- **EXERCISE GOAL**
Extract only the lines running from the top of the entries to the line that holds "const yRange = [0, 1.5];". Include that line and omit the pictures.

## Begin INPUT MATERIAL

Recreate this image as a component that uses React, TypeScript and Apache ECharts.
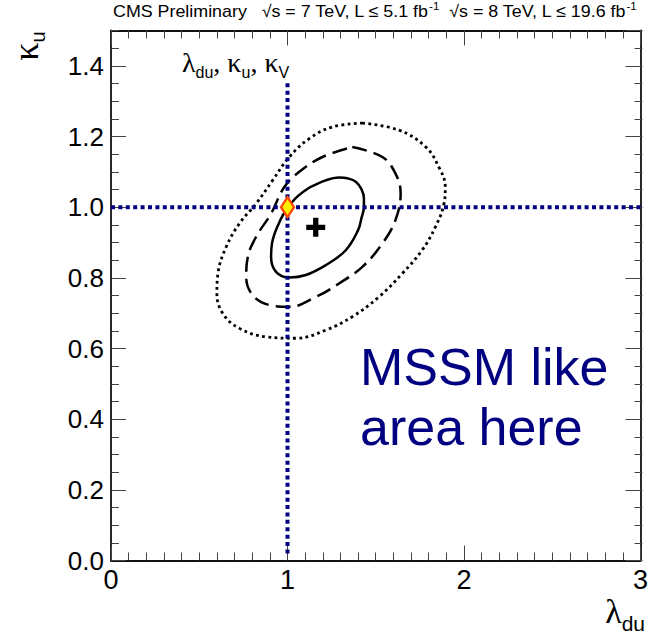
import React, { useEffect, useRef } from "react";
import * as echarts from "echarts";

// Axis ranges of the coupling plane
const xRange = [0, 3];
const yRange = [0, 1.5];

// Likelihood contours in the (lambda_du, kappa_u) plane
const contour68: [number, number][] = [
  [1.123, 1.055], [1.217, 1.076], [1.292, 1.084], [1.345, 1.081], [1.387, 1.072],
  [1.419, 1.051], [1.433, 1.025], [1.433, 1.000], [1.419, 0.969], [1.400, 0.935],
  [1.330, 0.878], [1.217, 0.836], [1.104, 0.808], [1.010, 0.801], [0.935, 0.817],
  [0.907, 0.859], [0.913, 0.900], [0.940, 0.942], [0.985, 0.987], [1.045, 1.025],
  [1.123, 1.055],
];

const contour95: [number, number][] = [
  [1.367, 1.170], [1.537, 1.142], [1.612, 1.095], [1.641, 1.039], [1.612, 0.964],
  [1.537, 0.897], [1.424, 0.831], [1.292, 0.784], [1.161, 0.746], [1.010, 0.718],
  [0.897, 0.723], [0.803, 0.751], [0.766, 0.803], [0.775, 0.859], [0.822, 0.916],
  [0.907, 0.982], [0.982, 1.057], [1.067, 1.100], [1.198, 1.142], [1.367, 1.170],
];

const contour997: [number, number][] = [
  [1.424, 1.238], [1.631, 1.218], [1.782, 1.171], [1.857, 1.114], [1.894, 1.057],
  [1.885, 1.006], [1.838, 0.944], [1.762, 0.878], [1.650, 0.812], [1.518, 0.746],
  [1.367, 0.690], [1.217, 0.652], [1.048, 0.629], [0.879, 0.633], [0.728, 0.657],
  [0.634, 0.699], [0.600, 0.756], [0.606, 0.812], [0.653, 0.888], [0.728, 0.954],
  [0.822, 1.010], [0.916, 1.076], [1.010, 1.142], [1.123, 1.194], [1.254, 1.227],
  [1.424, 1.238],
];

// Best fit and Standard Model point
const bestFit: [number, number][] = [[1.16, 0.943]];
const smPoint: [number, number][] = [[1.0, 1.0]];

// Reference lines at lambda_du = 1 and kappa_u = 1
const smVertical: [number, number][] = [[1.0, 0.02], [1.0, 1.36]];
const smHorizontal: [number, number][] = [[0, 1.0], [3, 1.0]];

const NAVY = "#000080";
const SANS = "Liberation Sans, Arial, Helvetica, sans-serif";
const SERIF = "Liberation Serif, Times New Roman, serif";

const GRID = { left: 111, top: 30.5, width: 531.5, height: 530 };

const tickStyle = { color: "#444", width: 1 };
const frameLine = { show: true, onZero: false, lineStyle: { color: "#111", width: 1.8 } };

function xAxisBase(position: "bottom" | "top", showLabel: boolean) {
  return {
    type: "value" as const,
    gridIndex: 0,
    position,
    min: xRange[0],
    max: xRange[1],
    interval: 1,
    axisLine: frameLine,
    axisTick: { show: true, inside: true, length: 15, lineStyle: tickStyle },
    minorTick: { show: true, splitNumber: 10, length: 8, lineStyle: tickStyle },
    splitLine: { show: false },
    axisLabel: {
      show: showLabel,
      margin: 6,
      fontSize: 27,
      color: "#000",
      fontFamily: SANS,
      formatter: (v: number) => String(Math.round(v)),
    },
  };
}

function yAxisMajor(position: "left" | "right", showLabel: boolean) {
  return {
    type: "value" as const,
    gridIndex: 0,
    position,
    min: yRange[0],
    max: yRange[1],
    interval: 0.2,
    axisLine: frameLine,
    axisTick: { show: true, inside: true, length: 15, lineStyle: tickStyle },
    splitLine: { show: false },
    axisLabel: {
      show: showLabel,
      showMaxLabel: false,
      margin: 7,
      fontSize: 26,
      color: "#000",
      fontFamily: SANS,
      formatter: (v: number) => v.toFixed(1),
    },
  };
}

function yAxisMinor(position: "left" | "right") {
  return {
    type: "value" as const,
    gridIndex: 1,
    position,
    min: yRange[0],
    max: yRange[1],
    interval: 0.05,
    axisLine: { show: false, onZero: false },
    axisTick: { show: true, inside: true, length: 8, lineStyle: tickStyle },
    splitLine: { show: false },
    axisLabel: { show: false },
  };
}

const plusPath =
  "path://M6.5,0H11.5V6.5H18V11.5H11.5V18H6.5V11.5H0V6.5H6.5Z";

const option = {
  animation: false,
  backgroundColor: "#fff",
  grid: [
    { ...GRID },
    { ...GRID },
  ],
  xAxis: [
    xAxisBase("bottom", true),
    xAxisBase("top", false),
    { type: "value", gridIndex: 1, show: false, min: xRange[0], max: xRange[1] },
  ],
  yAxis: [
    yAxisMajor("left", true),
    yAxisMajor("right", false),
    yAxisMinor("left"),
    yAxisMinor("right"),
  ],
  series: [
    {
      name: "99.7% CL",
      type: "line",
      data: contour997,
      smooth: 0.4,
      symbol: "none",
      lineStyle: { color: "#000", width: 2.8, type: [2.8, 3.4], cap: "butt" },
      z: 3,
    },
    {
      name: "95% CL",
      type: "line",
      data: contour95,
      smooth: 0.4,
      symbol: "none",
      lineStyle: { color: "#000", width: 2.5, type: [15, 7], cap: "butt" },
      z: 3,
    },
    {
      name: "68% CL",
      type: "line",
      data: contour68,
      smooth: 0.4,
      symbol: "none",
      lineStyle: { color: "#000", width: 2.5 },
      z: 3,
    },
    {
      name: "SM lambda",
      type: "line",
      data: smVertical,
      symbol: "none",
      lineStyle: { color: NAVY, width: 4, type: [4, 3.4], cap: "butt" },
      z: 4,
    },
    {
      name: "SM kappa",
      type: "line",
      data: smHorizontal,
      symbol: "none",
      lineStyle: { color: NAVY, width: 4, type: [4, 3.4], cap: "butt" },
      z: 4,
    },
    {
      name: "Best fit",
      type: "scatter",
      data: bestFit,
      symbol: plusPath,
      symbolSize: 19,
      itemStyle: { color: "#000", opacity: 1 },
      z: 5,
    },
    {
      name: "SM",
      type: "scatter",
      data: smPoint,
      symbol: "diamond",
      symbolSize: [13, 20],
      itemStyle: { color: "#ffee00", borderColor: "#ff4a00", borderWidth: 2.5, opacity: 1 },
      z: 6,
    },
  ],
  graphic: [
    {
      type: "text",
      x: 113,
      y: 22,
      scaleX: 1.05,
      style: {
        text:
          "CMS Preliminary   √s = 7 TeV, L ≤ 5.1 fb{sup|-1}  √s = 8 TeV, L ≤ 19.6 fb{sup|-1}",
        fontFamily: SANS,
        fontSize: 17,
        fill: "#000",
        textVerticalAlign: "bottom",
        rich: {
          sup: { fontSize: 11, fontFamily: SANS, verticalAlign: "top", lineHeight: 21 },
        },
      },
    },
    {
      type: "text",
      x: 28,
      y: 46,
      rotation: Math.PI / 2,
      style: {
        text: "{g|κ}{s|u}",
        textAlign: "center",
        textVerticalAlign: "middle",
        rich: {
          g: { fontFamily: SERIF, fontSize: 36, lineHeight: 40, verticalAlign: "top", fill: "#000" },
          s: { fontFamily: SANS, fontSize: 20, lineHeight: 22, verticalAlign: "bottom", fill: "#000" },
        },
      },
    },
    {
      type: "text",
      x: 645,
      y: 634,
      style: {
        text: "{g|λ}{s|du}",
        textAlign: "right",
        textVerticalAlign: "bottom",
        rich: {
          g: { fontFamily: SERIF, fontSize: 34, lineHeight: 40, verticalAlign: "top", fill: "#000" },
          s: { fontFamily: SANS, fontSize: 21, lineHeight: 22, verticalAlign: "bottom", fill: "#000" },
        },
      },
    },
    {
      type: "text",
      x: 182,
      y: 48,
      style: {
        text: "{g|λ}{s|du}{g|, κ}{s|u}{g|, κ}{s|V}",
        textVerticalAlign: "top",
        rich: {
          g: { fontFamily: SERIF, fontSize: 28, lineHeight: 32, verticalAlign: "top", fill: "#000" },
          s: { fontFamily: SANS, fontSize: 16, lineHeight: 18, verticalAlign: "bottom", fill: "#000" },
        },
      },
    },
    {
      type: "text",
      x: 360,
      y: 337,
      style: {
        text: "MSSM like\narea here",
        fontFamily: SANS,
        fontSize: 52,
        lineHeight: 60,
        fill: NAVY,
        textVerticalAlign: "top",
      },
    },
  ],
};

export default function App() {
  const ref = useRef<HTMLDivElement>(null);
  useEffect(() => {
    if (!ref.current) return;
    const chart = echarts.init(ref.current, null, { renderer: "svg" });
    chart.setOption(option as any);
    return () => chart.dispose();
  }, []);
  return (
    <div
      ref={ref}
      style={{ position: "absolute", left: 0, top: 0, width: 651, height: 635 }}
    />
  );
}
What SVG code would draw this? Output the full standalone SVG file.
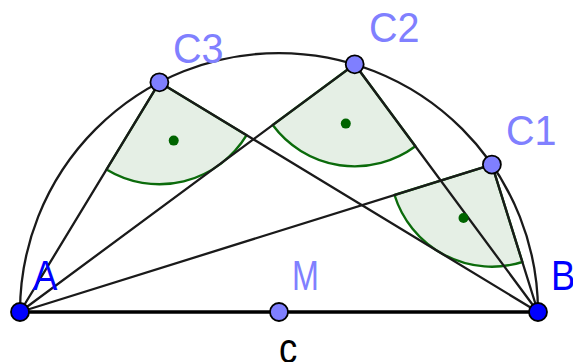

## End INPUT MATERIAL

- **TASK RESPONSE**
Recreate this image as a component that uses React, TypeScript and Apache ECharts.
import React, { useEffect, useRef } from "react";
import * as echarts from "echarts";

// Axis ranges of the coupling plane
const xRange = [0, 3];
const yRange = [0, 1.5];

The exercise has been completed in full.